Makassan Contact With Australia - Effect On Indigenous People of Australia

Effect On Indigenous People of Australia

The Makassar contact with Aborigines had a significant effect on their culture. Ganter writes; "the cultural imprint on the Yolngu people of this contact is everywhere: in their language, in their art, in their stories, in their cuisine."

Studies by anthropologists have found traditions that indicate Makassans negotiated for the right to fish certain waters. The exchange also involved the trade of cloth, tobacco, metal axes and knives, rice and gin. The Yolgnu of Arnhem land also traded turtle-shell, pearls and cypress pine and some were employed as trepangers. While there is ample evidence of peaceful contact, some contact was hostile. Using Daeng Rangka described at least one violent confrontation with Aborigines, while Flinders heard advice from the Makassans to "beware of the natives." However, rock art and bark paintings appear to confirm that some Aboriginal workers willingly accompanied the Makassar back to their homeland of South Sulawesi, Indonesia across the Arafura Sea. Women were also occasional items of exchange according to Denise Russell, but their views and experiences have not been recorded.
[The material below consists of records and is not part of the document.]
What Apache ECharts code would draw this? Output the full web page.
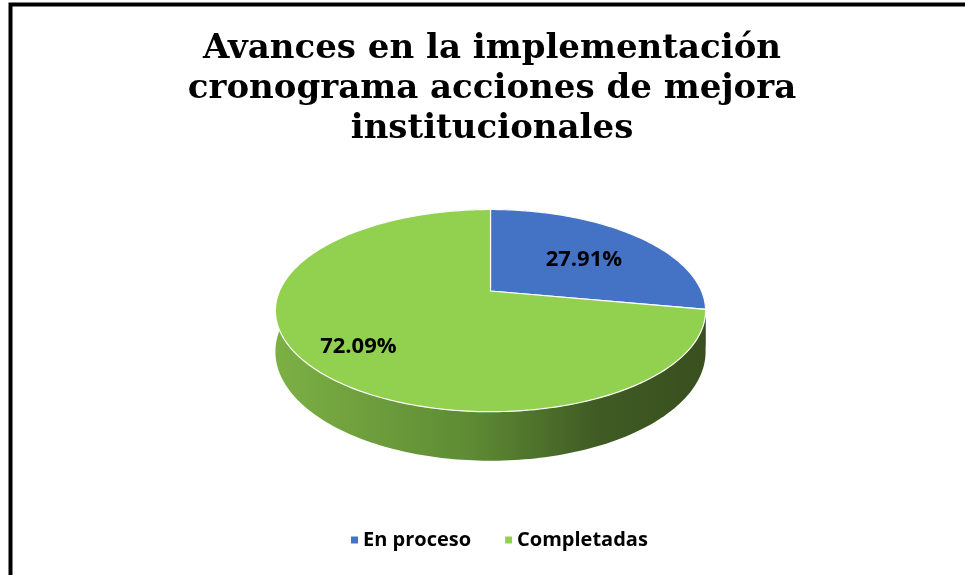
<!DOCTYPE html>
<html>
<head>
<meta charset="utf-8">
<script src="https://cdn.jsdelivr.net/npm/echarts@6/dist/echarts.min.js"></script>
<style>
  html, body { margin: 0; padding: 0; background: #fff; }
  #chart { width: 965px; height: 575px; }
</style>
</head>
<body>
<div id="chart"></div>
<script>
// data
const categories = ["En proceso", "Completadas"];
const values = [27.91, 72.09];
const colors = ["#4472C4", "#92D050"];

// pie geometry (tilted disc with a bit of perspective)
const CX = 490.5, CY = 291;
const RX = 211, RY = 97.3;
const K = 0.194;        // perspective strength
const DEPTH = 39.5;     // thickness of the disc
const LABEL_R = [0.62, 0.74];

const total = values.reduce((a, b) => a + b, 0);

function proj(theta, r, drop) {
  const u = r * Math.sin(theta);
  const v = -r * Math.cos(theta);
  const s = 1 / (1 - K * v);
  return [CX + RX * u * s, CY + (RY * v + drop) * s];
}

function arcPoints(a0, a1, drop) {
  const pts = [];
  const n = Math.max(8, Math.ceil((a1 - a0) / 0.02));
  for (let i = 0; i <= n; i++) {
    pts.push(proj(a0 + (a1 - a0) * i / n, 1, drop));
  }
  return pts;
}

const sideGradient = {
  type: "linear", x: 275, y: 0, x2: 706, y2: 0, global: true,
  colorStops: [
    { offset: 0, color: "#7cb044" },
    { offset: 0.45, color: "#5e8b34" },
    { offset: 0.75, color: "#3f5b23" },
    { offset: 1, color: "#394f1f" }
  ]
};

function renderSlice(idx) {
  return function (params, api) {
    let before = 0;
    for (let i = 0; i < idx; i++) before += values[i];
    const a0 = before / total * Math.PI * 2;
    const a1 = (before + api.value(0)) / total * Math.PI * 2;

    const top = arcPoints(a0, a1, 0);
    const bottom = arcPoints(a0, a1, DEPTH).reverse();
    const face = [proj(0, 0, 0)].concat(top);

    const mid = (a0 + a1) / 2;
    const lp = proj(mid, LABEL_R[idx], 0);
    const pct = (api.value(0) / total * 100).toFixed(2) + "%";

    return {
      type: "group",
      children: [
        {
          type: "polygon",
          z2: 1,
          shape: { points: top.concat(bottom) },
          style: { fill: idx === 1 ? sideGradient : "#2f4f8a", stroke: null }
        },
        {
          type: "polygon",
          z2: 5,
          shape: { points: face },
          style: { fill: colors[idx], stroke: "#ffffff", lineWidth: 1.2 }
        },
        {
          type: "text",
          z2: 10,
          x: lp[0], y: lp[1] + 5,
          style: {
            text: pct,
            fill: "#000",
            font: "bold 22px 'Open Sans'",
            align: "center",
            verticalAlign: "middle"
          }
        }
      ]
    };
  };
}

const chart = echarts.init(document.getElementById("chart"));

const option = {
  animation: false,
  title: {
    text: "Avances en la implementación\ncronograma acciones de mejora\ninstitucionales",
    left: 487,
    top: 24,
    textAlign: "center",
    textStyle: {
      fontFamily: "DejaVu Serif",
      fontWeight: "bold",
      fontSize: 34,
      lineHeight: 40,
      color: "#000"
    }
  },
  legend: {
    data: categories,
    top: 525,
    left: 346,
    icon: "rect",
    itemWidth: 7,
    itemHeight: 7,
    itemGap: 34,
    textStyle: { fontFamily: "Open Sans", fontWeight: "bold", fontSize: 20, color: "#000" }
  },
  graphic: [
    {
      type: "polyline",
      shape: { points: [[10.5, 600], [10.5, 4.5], [1000, 4.5]] },
      style: { stroke: "#000", lineWidth: 4, fill: null }
    }
  ],
  series: categories.map((name, i) => ({
    name: name,
    type: "custom",
    coordinateSystem: "none",
    color: colors[i],
    data: [values[i]],
    renderItem: renderSlice(i)
  }))
};

chart.setOption(option);
</script>
</body>
</html>
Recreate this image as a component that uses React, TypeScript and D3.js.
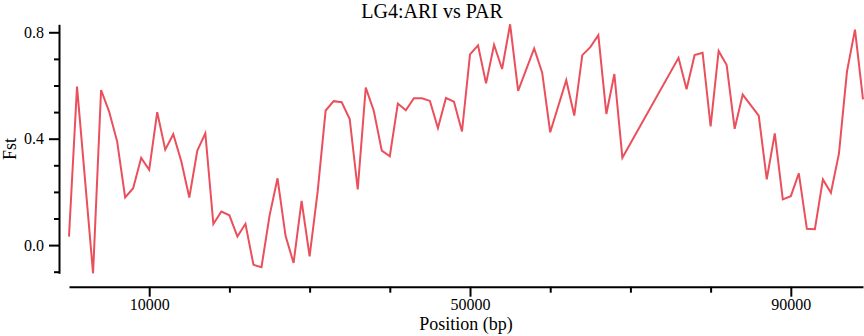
import React, { useEffect, useRef } from "react";
import * as d3 from "d3";

const title = "LG4:ARI vs PAR";
const xLabel = "Position (bp)";
const yLabel = "Fst";

// window positions (bp) and Fst values
const positions = [
  0, 1000, 3000, 4000, 5000, 6000, 7000, 8000, 9000, 10000,
  11000, 12000, 13000, 14000, 15000, 16000, 17000, 18000, 19000, 20000,
  21000, 22000, 23000, 24000, 25000, 26000, 27000, 28000, 29000, 30000,
  31000, 32000, 33000, 34000, 35000, 36000, 37000, 38000, 39000, 40000,
  41000, 42000, 43000, 44000, 45000, 46000, 47000, 48000, 49000, 50000,
  51000, 52000, 53000, 54000, 55000, 56000, 58000, 59000, 60000, 62000,
  63000, 64000, 65000, 66000, 67000, 68000, 69000, 76000, 77000, 78000,
  79000, 80000, 81000, 82000, 83000, 84000, 86000, 87000, 88000, 89000,
  90000, 91000, 92000, 93000, 94000, 95000, 96000, 97000, 98000, 99000,
];
const fst = [
  0.032, 0.596, -0.106, 0.583, 0.502, 0.39, 0.179, 0.214, 0.328, 0.283,
  0.5, 0.359, 0.417, 0.315, 0.179, 0.355, 0.42, 0.079, 0.126, 0.112,
  0.032, 0.08, -0.074, -0.083, 0.11, 0.251, 0.035, -0.067, 0.166, -0.042,
  0.2, 0.506, 0.541, 0.537, 0.474, 0.209, 0.592, 0.505, 0.355, 0.334,
  0.532, 0.507, 0.552, 0.552, 0.542, 0.44, 0.553, 0.539, 0.427, 0.717,
  0.751, 0.608, 0.753, 0.662, 0.83, 0.58, 0.739, 0.648, 0.424, 0.62,
  0.487, 0.714, 0.744, 0.789, 0.493, 0.643, 0.328, 0.704, 0.586, 0.714,
  0.723, 0.446, 0.73, 0.677, 0.437, 0.566, 0.487, 0.247, 0.42, 0.172,
  0.184, 0.27, 0.061, 0.06, 0.247, 0.197, 0.344, 0.652, 0.81, 0.548,
];

const xTicks = [10000, 20000, 30000, 40000, 50000, 60000, 70000, 80000, 90000];
const xTickLabels = [10000, 50000, 90000];
const yTicks = [-0.1, 0, 0.1, 0.2, 0.3, 0.4, 0.5, 0.6, 0.7, 0.8];
const yTickLabels = [0, 0.4, 0.8];

const W = 864;
const H = 336;
const FONT = "'Liberation Serif', 'Times New Roman', serif";

const App = () => {
  const ref = useRef<SVGSVGElement>(null);

  useEffect(() => {
    const svg = d3.select(ref.current);
    svg.selectAll("*").remove();

    const data = positions.map((p, i) => ({ pos: p, v: fst[i] }));

    const x = d3.scaleLinear()
      .domain(d3.extent(positions) as [number, number])
      .range([69, 863]);
    const y = d3.scaleLinear()
      .domain(d3.extent(fst) as [number, number])
      .range([273.3, 24.3]);

    // y axis, offset left of the plot
    const yAxis = svg.append("g")
      .attr("transform", "translate(59,0)")
      .call(
        d3.axisLeft(y)
          .tickValues(yTicks)
          .tickSizeOuter(0)
          .tickSizeInner(5)
          .tickPadding(10)
          .tickFormat((d) => (yTickLabels.some(t => Math.abs(t - +d) < 1e-9) ? d3.format(".1f")(+d) : ""))
      );
    yAxis.selectAll(".tick")
      .filter((d: any) => yTickLabels.some(t => Math.abs(t - d) < 1e-9))
      .select("line")
      .attr("x2", -10);

    // x axis, offset below the plot
    const xAxis = svg.append("g")
      .attr("transform", "translate(0,286.7)")
      .call(
        d3.axisBottom(x)
          .tickValues(xTicks)
          .tickSizeOuter(0)
          .tickSizeInner(6)
          .tickPadding(6)
          .tickFormat((d) => (xTickLabels.includes(+d) ? String(d) : ""))
      );
    xAxis.selectAll(".tick")
      .filter((d: any) => xTickLabels.includes(d))
      .select("line")
      .attr("y2", 10);

    [xAxis, yAxis].forEach(a => {
      a.select(".domain").attr("stroke", "#000").attr("stroke-width", 2);
      a.selectAll(".tick line").attr("stroke", "#000").attr("stroke-width", 2);
      a.selectAll(".tick text")
        .attr("fill", "#000")
        .style("font-family", FONT)
        .style("font-size", "16px");
    });

    const line = d3.line<{ pos: number; v: number }>()
      .x(d => x(d.pos))
      .y(d => y(d.v));

    svg.append("path")
      .datum(data)
      .attr("d", line)
      .attr("fill", "none")
      .attr("stroke", "#ea4f5c")
      .attr("stroke-width", 2)
      .attr("stroke-linejoin", "miter");

    svg.append("text")
      .attr("x", W / 2)
      .attr("y", 18)
      .attr("text-anchor", "middle")
      .style("font-family", FONT)
      .style("font-size", "20px")
      .text(title);

    svg.append("text")
      .attr("x", (69 + 863) / 2)
      .attr("y", 330)
      .attr("text-anchor", "middle")
      .style("font-family", FONT)
      .style("font-size", "18px")
      .text(xLabel);

    svg.append("text")
      .attr("transform", "translate(15.5,149) rotate(-90)")
      .attr("text-anchor", "middle")
      .style("font-family", FONT)
      .style("font-size", "18px")
      .text(yLabel);
  }, []);

  return (
    <svg
      ref={ref}
      width={W}
      height={H}
      style={{ position: "absolute", left: 0, top: 0, background: "#fff" }}
    />
  );
};

export default App;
After visiting Groote Eylandt in the early 1930s, anthropologist Donald Thomson speculated that the traditional seclusion of women from strange men and their use of a portable bark screens "may have been a result of contact with Macassans."

Smallpox also appears to have been introduced to northern Australia via Makassan contact in the 1820s.

Some Yolngu communities of Arnhem land appear to have re-figured their economies from being largely land-based to largely sea-based with the introduction of Makassar technologies such as dug-out canoes, which were highly prized. These seaworthy boats, unlike their traditional bark canoes, allowed Yolngu to fish the ocean for dugongs and turtles. Macknight notes that both the dug-out canoe and shovel-nosed spear found in Arnhem land were based on Macassarese prototypes.

A Makassan pidgin became a lingua franca along the north coast, not just between Makassan and Aboriginal people, but also between different Aboriginal groups, who were brought into greater contact with each other by the seafaring Makassar culture. Words from the Makassar language (related to Javanese and Indonesian) can still be found in Aboriginal language varieties of the north coast; examples include rupiah (money), jama (work), and balanda (white person), which originally came to the Makassar language via the Malay 'orang belanda' meaning Dutch people from the root word for swamp.

Regina Ganter and Peta Stephenson argue that aspects of Islam were creatively adapted by the Yolngu, and Muslim references survive in certain ceremonies and Dreaming stories today. Stephenson speculates that the Makassans may have also been the first to bring Islam to Australia.